USD/CAD beginning to commit higher. A break of 1.1750 puts the 1.2000 target on the board
MAJOR HEADLINES – PREVIOUS SESSION
• US Net Foreign Securities Purchases data at +89.1B vs. 85.0B expected
• False rumors of hawkish comments by ECB official pushed European treasuries and the Euro all over the place yesterday before treasuries finally settled lower and the Euro mixed.
• New Zealand officials talking down their currency and rumors of uridashi cancellation rocked AUD and NZD overnight.
• Fed Beige Book offers positive outlook on US economy.

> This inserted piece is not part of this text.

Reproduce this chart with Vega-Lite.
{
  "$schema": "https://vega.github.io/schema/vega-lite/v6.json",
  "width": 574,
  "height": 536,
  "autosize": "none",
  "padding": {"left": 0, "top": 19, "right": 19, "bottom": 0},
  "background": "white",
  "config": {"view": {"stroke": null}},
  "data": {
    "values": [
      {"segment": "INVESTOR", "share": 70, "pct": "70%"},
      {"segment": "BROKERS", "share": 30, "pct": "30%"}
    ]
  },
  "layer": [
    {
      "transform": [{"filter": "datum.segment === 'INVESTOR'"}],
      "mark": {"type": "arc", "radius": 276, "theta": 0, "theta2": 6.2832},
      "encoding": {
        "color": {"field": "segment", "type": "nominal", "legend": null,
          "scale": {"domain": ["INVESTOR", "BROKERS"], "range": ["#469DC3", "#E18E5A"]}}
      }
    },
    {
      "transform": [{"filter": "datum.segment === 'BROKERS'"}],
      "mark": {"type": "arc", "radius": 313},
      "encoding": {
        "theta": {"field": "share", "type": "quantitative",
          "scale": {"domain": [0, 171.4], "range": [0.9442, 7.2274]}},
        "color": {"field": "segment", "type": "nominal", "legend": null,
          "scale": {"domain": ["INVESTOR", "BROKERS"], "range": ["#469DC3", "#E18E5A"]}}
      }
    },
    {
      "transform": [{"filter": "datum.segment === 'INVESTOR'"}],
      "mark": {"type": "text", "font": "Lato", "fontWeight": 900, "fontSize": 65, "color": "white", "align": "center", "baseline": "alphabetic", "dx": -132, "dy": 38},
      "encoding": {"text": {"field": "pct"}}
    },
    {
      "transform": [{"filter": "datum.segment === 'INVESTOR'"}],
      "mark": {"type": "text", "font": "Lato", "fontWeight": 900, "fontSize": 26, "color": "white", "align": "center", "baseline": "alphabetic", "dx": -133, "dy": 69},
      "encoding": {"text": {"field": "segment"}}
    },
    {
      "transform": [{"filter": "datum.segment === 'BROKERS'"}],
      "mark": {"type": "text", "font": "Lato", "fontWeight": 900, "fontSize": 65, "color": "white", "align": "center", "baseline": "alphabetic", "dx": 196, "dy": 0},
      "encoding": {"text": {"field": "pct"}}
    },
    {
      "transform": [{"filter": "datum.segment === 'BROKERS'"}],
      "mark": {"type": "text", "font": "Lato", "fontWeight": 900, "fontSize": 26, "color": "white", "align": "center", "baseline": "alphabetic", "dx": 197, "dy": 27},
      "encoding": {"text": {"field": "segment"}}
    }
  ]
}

Markets were mostly in tight ranges though AUD and especially NZD were weaker overnight
THEMES TO WATCH – UPCOMING SESSION
A bizarre situation unfolded in the late European session yesterday as at first the ECB's Bini Smaghi (already the source of some nasty moves in the European treasuries on an earlier occasion with some of his comments) was rumoured to have said that he favoured further rate increases in the future. Only minutes later, he denied being the source of any rumors. In any case, the action on the treasury market is heating up as treasuries sold off heavily from new highs in the US, and Europe was much lower as well - even after Bini Smaghi's denial.
The currency market kept things contained, however, and no major support or resistance areas gave way in the majors. This has been a truly remarkable market with extensive bouts of range trading (punctuated by sharp moves of one or two day's duration) since all the way back in early November. We still favor a break weaker in the USD, though we admit that the two weeks in a tight range have taken all momentum out of the market and it may be more prudent to wait for a break before reacting.

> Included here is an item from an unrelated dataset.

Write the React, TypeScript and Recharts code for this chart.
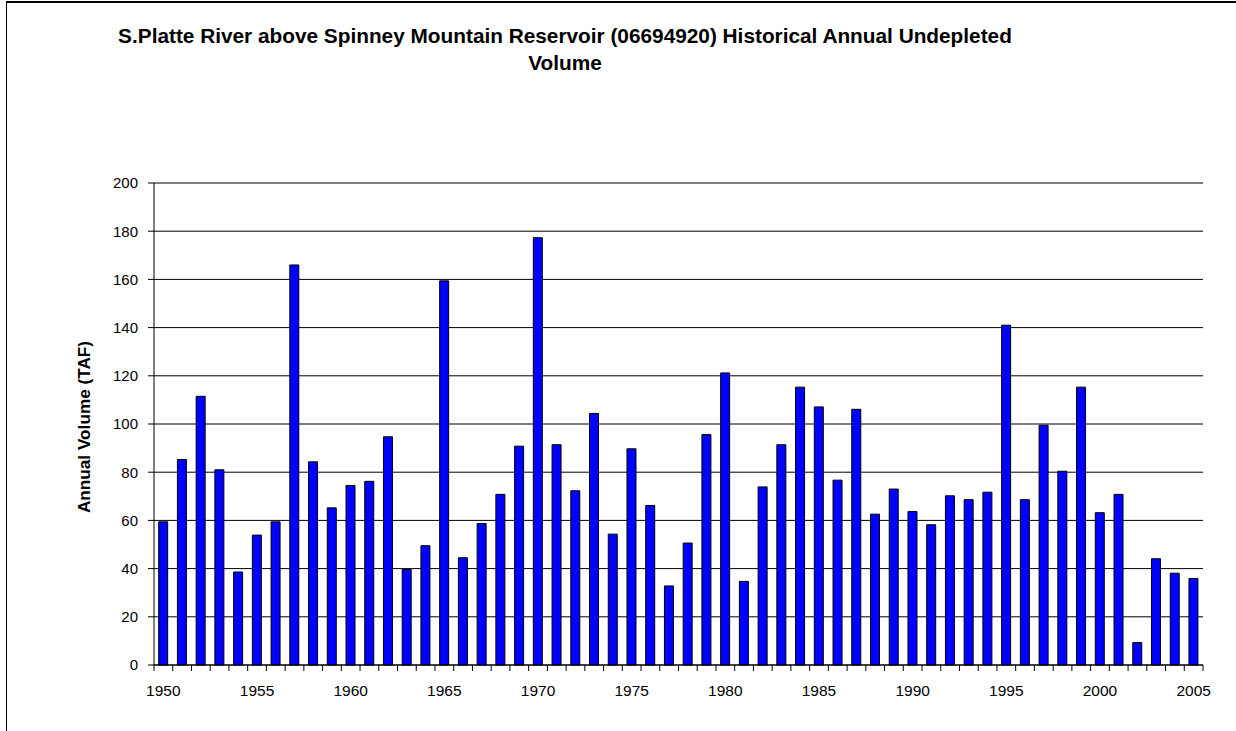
import React from 'react';
import { BarChart, Bar, XAxis, YAxis, CartesianGrid } from 'recharts';

const years = [
  1950, 1951, 1952, 1953, 1954, 1955, 1956, 1957, 1958, 1959,
  1960, 1961, 1962, 1963, 1964, 1965, 1966, 1967, 1968, 1969,
  1970, 1971, 1972, 1973, 1974, 1975, 1976, 1977, 1978, 1979,
  1980, 1981, 1982, 1983, 1984, 1985, 1986, 1987, 1988, 1989,
  1990, 1991, 1992, 1993, 1994, 1995, 1996, 1997, 1998, 1999,
  2000, 2001, 2002, 2003, 2004, 2005,
];

const volumes = [
  59.4, 85.3, 111.5, 81.0, 38.6, 53.9, 59.4, 166.0, 84.3, 65.2,
  74.5, 76.2, 94.7, 39.7, 49.5, 159.4, 44.5, 58.7, 70.8, 90.8,
  177.3, 91.4, 72.3, 104.4, 54.3, 89.7, 66.2, 32.8, 50.6, 95.6,
  121.2, 34.7, 73.9, 91.4, 115.3, 107.1, 76.7, 106.1, 62.6, 73.0,
  63.7, 58.2, 70.2, 68.6, 71.7, 141.0, 68.6, 99.5, 80.4, 115.3,
  63.2, 70.8, 9.3, 44.1, 38.1, 35.9,
];

const yTicks = [0, 20, 40, 60, 80, 100, 120, 140, 160, 180, 200];
const titleLines = [
  'S.Platte River above Spinney Mountain Reservoir (06694920) Historical Annual Undepleted',
  'Volume',
];
const yAxisTitle = 'Annual Volume (TAF)';

const data = years.map((year, i) => ({ year, volume: volumes[i] }));

const W = 1236;
const H = 731;
const MARGIN = { top: 183, right: 33, bottom: 16, left: 90 };
const Y_AXIS_W = 64;
const X_AXIS_H = 50;
const PLOT_W = W - MARGIN.left - Y_AXIS_W - MARGIN.right;
const STEP = PLOT_W / years.length;
const FONT = '"Liberation Sans", Arial, sans-serif';

const XTick = (props: any) => {
  const { x, y, payload, index } = props;
  const half = STEP / 2;
  const yr = Number(payload.value);
  return (
    <g>
      <line x1={x - half} x2={x - half} y1={y} y2={y + 6} stroke="#000" strokeWidth={1} />
      {index === years.length - 1 && (
        <line x1={x + half} x2={x + half} y1={y} y2={y + 6} stroke="#000" strokeWidth={1} />
      )}
      {yr % 5 === 0 && (
        <text x={x} y={y + 31} textAnchor="middle" fontSize={15.5} fill="#000" fontFamily={FONT}>
          {yr}
        </text>
      )}
    </g>
  );
};

const YLabel = (props: any) => {
  const vb = props.viewBox || { y: 183, height: 482 };
  const cy = vb.y + vb.height / 2 + 3;
  const x = 90;
  return (
    <text
      x={x}
      y={cy}
      transform={`rotate(-90, ${x}, ${cy})`}
      textAnchor="middle"
      fontSize={17.2}
      fontWeight="bold"
      fill="#000"
      fontFamily={FONT}
    >
      {yAxisTitle}
    </text>
  );
};

export default function App() {
  return (
    <div
      style={{
        position: 'absolute',
        left: 0,
        top: 0,
        width: W,
        height: H,
        overflow: 'hidden',
        background: '#fff',
        fontFamily: FONT,
      }}
    >
      <div
        style={{
          position: 'absolute',
          left: 6,
          top: 1,
          width: W,
          height: H + 20,
          borderLeft: '1px solid #000',
          borderTop: '2px solid #000',
        }}
      />
      {titleLines.map((line, i) => (
        <div
          key={i}
          style={{
            position: 'absolute',
            left: 0,
            width: 1130,
            top: 22 + i * 27,
            textAlign: 'center',
            fontSize: 20.8,
            lineHeight: '27px',
            fontWeight: 'bold',
            color: '#000',
            whiteSpace: 'nowrap',
          }}
        >
          {line}
        </div>
      ))}
      <div style={{ position: 'absolute', left: 0, top: 0 }}>
        <BarChart width={W} height={H} data={data} margin={MARGIN} barCategoryGap="25%">
          <CartesianGrid yAxisId="l" horizontal vertical={false} stroke="#000" strokeWidth={1} />
          <XAxis
            dataKey="year"
            interval={0}
            height={X_AXIS_H}
            tickSize={0}
            tickMargin={0}
            tickLine={false}
            tick={<XTick />}
            axisLine={{ stroke: '#000', strokeWidth: 1 }}
          />
          <YAxis
            yAxisId="l"
            domain={[0, 200]}
            ticks={yTicks}
            width={Y_AXIS_W}
            tickSize={6}
            tickMargin={10}
            tickLine={{ stroke: '#000' }}
            axisLine={{ stroke: '#000', strokeWidth: 1 }}
            tick={{ fill: '#000', fontSize: 15, fontFamily: FONT }}
            interval={0}
            label={{ content: <YLabel /> }}
          />
          <YAxis
            yAxisId="r"
            orientation="right"
            domain={[0, 200]}
            ticks={yTicks}
            width={0}
            tick={false}
            tickLine={false}
            axisLine={{ stroke: '#808080', strokeWidth: 1 }}
          />
          <Bar
            yAxisId="l"
            dataKey="volume"
            fill="#0000FF"
            stroke="#000"
            strokeWidth={1}
            isAnimationActive={false}
          />
        </BarChart>
      </div>
    </div>
  );
}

The CAD scenario seems to be unfolding as expected, with USD/CAD possibly aimed at 1.2000 on a break of the 1.1750 resistance. Don't forget the huge event risks coming up there, however, with the election on Monday and the Bank of Canada rate decision on Tuesday (25 bp hike expected)

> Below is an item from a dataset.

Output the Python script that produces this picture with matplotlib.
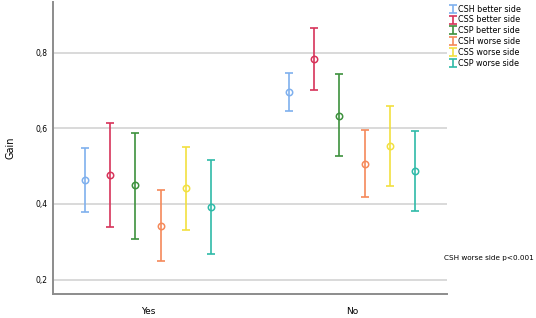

The NZD situation is heating up again. One of the drivers that makes the currency artificially strong are issuances of bonds called uridashi that are issued in NZD and sold to Japanese investors, who enjoy reaping the fat interest rate differential between New Zealand and Japan. The ironic thing about New Zealand's interest rate policy has been this: the RBNZ continues to hike rates (now at 7.25%!) in order to choke off excess in consumption and the housing market that threaten the country's current account deficit. At the same time, the higher rates make it more and more attractive for foreigners to hold paper from New Zealand - and the uridashi are one of the biggest instruments whereby foreigners can participate in the New Zealand market. This latter phenomenon hurts New Zealand's export markets by making the kiwi artificially strong. Apparently, overnight a rumour has developed that government officials from New Zealand have convinced a Japanese issuers of uridashi to stop a $600 million issue. NZD is likely headed for a big fall on this in the coming weeks and months - as the country desperately needs a weaker currency and will likely get increasingly aggressive about getting what it wants.
Up today we have US Housing Starts and Building Permits and the US Philly Fed later.
Note: the support/resistance levels used in the matrix’s of this document are levels derived from yesterday high, low and close. Reference in the text to other support/resistance levels will occur.